Micah Parsons reacts to NFL changing rule that has screwed him beyond belief

Los Angeles Rams v Dallas Cowboys
Los Angeles Rams v Dallas Cowboys / Cooper Neill/GettyImages

The NFL meetings are taking place in Orlando and they've provided an ideal pivot following a relentless wave of free-agent signings. For the Dallas Cowboys, though, a pivot wasn't necessary because the team wasn't active whatsoever in the free agent frenzy; something that seemingly annoyed Micah Parsons.

A number of new rules have been approved at the meetings, including the banning of the controversial hip-drop tackle. Additionally, teams can now win a third challenge if they get one previous challenge correct. Previously teams had to hit on both challenges to be afforded a third objection.

Those changes have stolen the spotlight for obvious reasons, but that has seen another major alteration fly under the radar. Per insider Tom Pelissero, the replay assistant can now correct specific types of incorrect calls for intentional grounding and roughing the passer.

This big news for pass rushers around the league, including Parsons, who couldn't help but celebrate on social media.

Cowboys' Micah Parsons had great reaction to roughing the passer rule change.

Unfortunately, the NFL cannot review and overturn holding calls, which have besieged Parsons throughout his young career. Last season, though, Parsons went an impossible 46 quarters without drawing a holding call before he drew two holds in the wild card playoff loss against the Packers.

That remains an obstacle for Parsons, but the Cowboys superstar has been screwed over myriad times by roughing the passer penalties.
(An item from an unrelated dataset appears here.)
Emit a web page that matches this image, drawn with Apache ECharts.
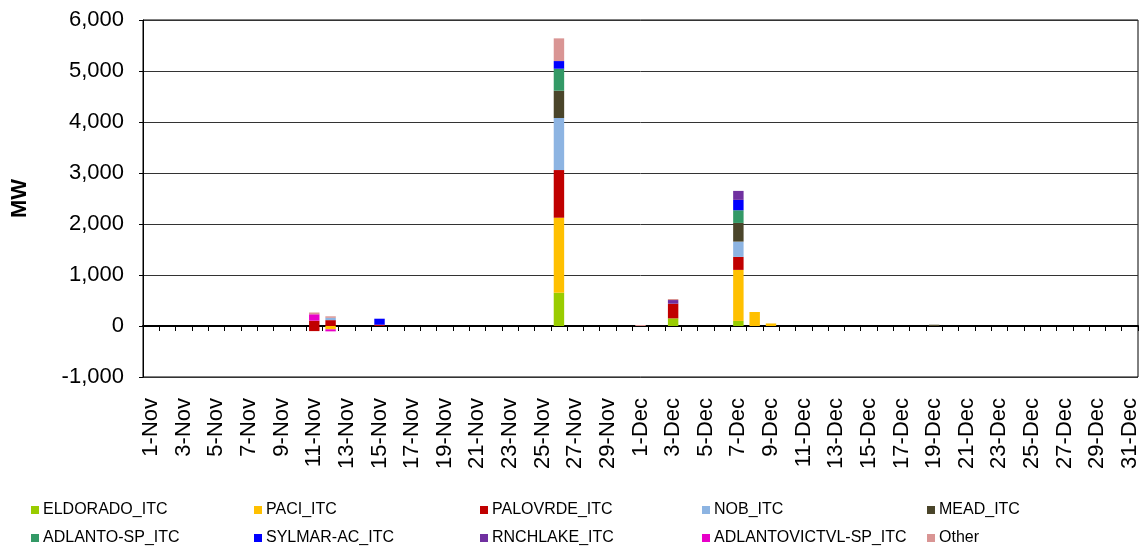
<!DOCTYPE html>
<html><head><meta charset="utf-8">
<script src="https://cdn.jsdelivr.net/npm/echarts@6/dist/echarts.min.js"></script>
<style>html,body{margin:0;padding:0;background:#fff}#c{width:1146px;height:546px}</style>
</head><body><div id="c"></div>
<script>
const categories = ['1-Nov','2-Nov','3-Nov','4-Nov','5-Nov','6-Nov','7-Nov','8-Nov','9-Nov','10-Nov',
'11-Nov','12-Nov','13-Nov','14-Nov','15-Nov','16-Nov','17-Nov','18-Nov','19-Nov','20-Nov',
'21-Nov','22-Nov','23-Nov','24-Nov','25-Nov','26-Nov','27-Nov','28-Nov','29-Nov','30-Nov',
'1-Dec','2-Dec','3-Dec','4-Dec','5-Dec','6-Dec','7-Dec','8-Dec','9-Dec','10-Dec',
'11-Dec','12-Dec','13-Dec','14-Dec','15-Dec','16-Dec','17-Dec','18-Dec','19-Dec','20-Dec',
'21-Dec','22-Dec','23-Dec','24-Dec','25-Dec','26-Dec','27-Dec','28-Dec','29-Dec','30-Dec','31-Dec'];
//                       Nov 1..10                 11..20                          21..30                           Dec 1..10                           11..20                   21..31
const eldorado      = [0,0,0,0,0,0,0,0,0,0,  0,0,0,0,0,0,0,0,0,0,      0,0,0,0,0,653,0,0,0,0,   0,0,150,0,0,0,100,0,0,0,      0,0,0,0,0,0,0,0,0,0,  0,0,0,0,0,0,0,0,0,0,0];
const paci          = [0,0,0,0,0,0,0,0,0,0,  0,-65,0,0,0,0,0,0,0,0,    0,0,0,0,0,1470,0,0,0,0,  0,0,0,0,0,0,1000,275,50,0,     0,0,0,0,0,0,0,0,0,0,  0,0,0,0,0,0,0,0,0,0,0];
const palovrde      = [0,0,0,0,0,0,0,0,0,0,  105,115,0,0,25,0,0,0,0,0, 0,0,0,0,0,935,0,0,0,0,   0,0,287,0,0,0,255,0,0,0,      0,0,0,0,0,0,0,0,0,0,  0,0,0,0,0,0,0,0,0,0,0];
const palovrdeNeg   = [0,0,0,0,0,0,0,0,0,0,  -100,0,0,0,0,0,0,0,0,0,   0,0,0,0,0,0,0,0,0,0,     0,0,0,0,0,0,0,0,0,0,          0,0,0,0,0,0,0,0,0,0,  0,0,0,0,0,0,0,0,0,0,0];
const nob           = [0,0,0,0,0,0,0,0,0,0,  0,45,0,0,0,0,0,0,0,0,     0,0,0,0,0,1020,0,0,0,0,  0,0,0,0,0,0,300,0,0,0,        0,0,0,0,0,0,0,0,0,0,  0,0,0,0,0,0,0,0,0,0,0];
const mead          = [0,0,0,0,0,0,0,0,0,0,  0,0,0,0,0,0,0,0,0,0,      0,0,0,0,0,536,0,0,0,0,   0,0,0,0,0,0,366,0,0,0,        0,0,0,0,0,0,0,0,25,0, 0,0,0,0,0,0,0,0,0,0,0];
const adlantoSp     = [0,0,0,0,0,0,0,0,0,0,  0,0,0,0,0,0,0,0,0,0,      0,0,0,0,0,431,0,0,0,0,   0,0,0,0,0,0,249,0,0,0,        0,0,0,0,0,0,0,0,0,0,  0,0,0,0,0,0,0,0,0,0,0];
const sylmar        = [0,0,0,0,0,0,0,0,0,0,  0,0,0,0,118,0,0,0,0,0,    0,0,0,0,0,150,0,0,0,0,   0,0,0,0,0,0,203,0,0,0,        0,0,0,0,0,0,0,0,0,0,  0,0,0,0,0,0,0,0,0,0,0];
const rnchlake      = [0,0,0,0,0,0,0,0,0,0,  0,0,0,0,0,0,0,0,0,0,      0,0,0,0,0,0,0,0,0,0,     0,0,72,0,0,0,176,0,0,0,       0,0,0,0,0,0,0,0,0,0,  0,0,0,0,0,0,0,0,0,0,0];
const adlantoVictvl = [0,0,0,0,0,0,0,0,0,0,  125,-40,0,0,0,0,0,0,0,0,  0,0,0,0,0,0,0,0,0,0,     0,0,0,0,0,0,0,0,0,0,          0,0,0,0,0,0,0,0,0,0,  0,0,0,0,0,0,0,0,0,0,0];
const other         = [0,0,0,0,0,0,0,0,0,0,  35,30,0,0,0,0,0,0,0,0,    0,0,0,0,0,445,0,0,0,0,   20,0,20,0,0,0,0,0,0,0,        0,0,0,0,0,0,0,0,0,0,  0,0,0,0,0,0,0,0,0,0,0];
const yTicks = [-1000, 0, 1000, 2000, 3000, 4000, 5000, 6000];

const FONT = 'Liberation Sans, Arial, sans-serif';
const defs = [
  ['ELDORADO_ITC', eldorado, '#99CC00'],
  ['PACI_ITC', paci, '#FFC000'],
  ['PALOVRDE_ITC', palovrde, '#C00000'],
  ['PALOVRDE_ITC', palovrdeNeg, '#C00000'],
  ['NOB_ITC', nob, '#8DB4E2'],
  ['MEAD_ITC', mead, '#4A452A'],
  ['ADLANTO-SP_ITC', adlantoSp, '#339966'],
  ['SYLMAR-AC_ITC', sylmar, '#0000FF'],
  ['RNCHLAKE_ITC', rnchlake, '#7030A0'],
  ['ADLANTOVICTVL-SP_ITC', adlantoVictvl, '#E800C8'],
  ['Other', other, '#D99594']
];
const series = defs.map(d => ({
  name: d[0], type: 'bar', stack: 'all', xAxisIndex: 0, yAxisIndex: 0,
  data: d[1].map(v => v === 0 ? null : v), barWidth: '64%',
  itemStyle: { color: d[2] }, animation: false
}));

const cols = [
  ['ELDORADO_ITC', 'ADLANTO-SP_ITC'],
  ['PACI_ITC', 'SYLMAR-AC_ITC'],
  ['PALOVRDE_ITC', 'RNCHLAKE_ITC'],
  ['NOB_ITC', 'ADLANTOVICTVL-SP_ITC'],
  ['MEAD_ITC', 'Other']
];
const colX = [31, 254, 480, 702, 927];
const legends = cols.map((c, i) => ({
  data: c, orient: 'vertical', left: colX[i], top: 502, height: 44, padding: 0, itemGap: 12,
  itemWidth: 8, itemHeight: 8, icon: 'rect', selectedMode: false,
  textStyle: { fontFamily: FONT, fontSize: 16, color: '#000', padding: [0,0,0,-1] }
}));

const chart = echarts.init(document.getElementById('c'), null, { renderer: 'canvas' });
chart.setOption({
  animation: false,
  backgroundColor: '#fff',
  legend: legends,
  grid: { left: 143, top: 20, right: 8, bottom: 169, show: true, borderColor: '#000', borderWidth: 1, backgroundColor: 'transparent' },
  xAxis: [
    { type: 'category', data: categories, gridIndex: 0,
      axisLine: { onZero: true, lineStyle: { color: '#000', width: 2 } },
      axisTick: { show: true, interval: 0, length: 5, lineStyle: { color: '#000', width: 1 } },
      axisLabel: { show: false }, splitLine: { show: false } },
    { type: 'category', data: categories, gridIndex: 0, position: 'bottom',
      axisLine: { show: false, onZero: false }, axisTick: { show: false },
      axisLabel: { show: true, interval: 1, rotate: 90, margin: 21, fontFamily: FONT, fontSize: 22, color: '#000' } }
  ],
  yAxis: {
    type: 'value', min: -1000, max: 6000, interval: 1000,
    axisLine: { show: true, lineStyle: { color: '#000', width: 1 } },
    axisTick: { show: true, length: 4, lineStyle: { color: '#000' } },
    axisLabel: { margin: 19, fontFamily: FONT, fontSize: 22, color: '#000',
      formatter: v => yTicks.includes(v) ? v.toLocaleString('en-US') : '' },
    splitLine: { show: true, lineStyle: { color: '#333', width: 1 } },
    name: 'MW', nameLocation: 'middle', nameGap: 112, nameRotate: 90,
    nameTextStyle: { fontFamily: FONT, fontSize: 22, fontWeight: 'bold', color: '#000' }
  },
  series: series
});
</script>
</body></html>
In 2021, Parsons was flagged four roughing when Raiders quarterback Derek Carr's head fell into Parsons' hand as Carr went to the ground. Parsons essentially braced the QB's fall and was still penalized. Parsons was quoted after the game saying, "We should be playing football and not tag."

In 2022, Parsons got called for roughing the passer for love-tapping Lions starter Jared Goff as he released the ball. Fast forward to this past season, Parsons went ballistic on the refs when he got penalized for shoving the Dolphins' Tua Tagovailoa in the back. It wasn't a late hit by any stretch of the imagination.

Parsons has long been outspoken about roughing the passer penalties. In 2022, he even called for the play to be reviewable. It has to be a great feeling for Parsons that his campaign has finally come to fruition.

There's a fine line between protecting QBs and making life impossible for pass rushers. For years, the league has embraced the latter.

It remains to be see how much this rule change will result in overturned calls, but it at least gives players like Parsons who live in opponent's backfields a glimmer of hope that the NFL has finally turned a corner.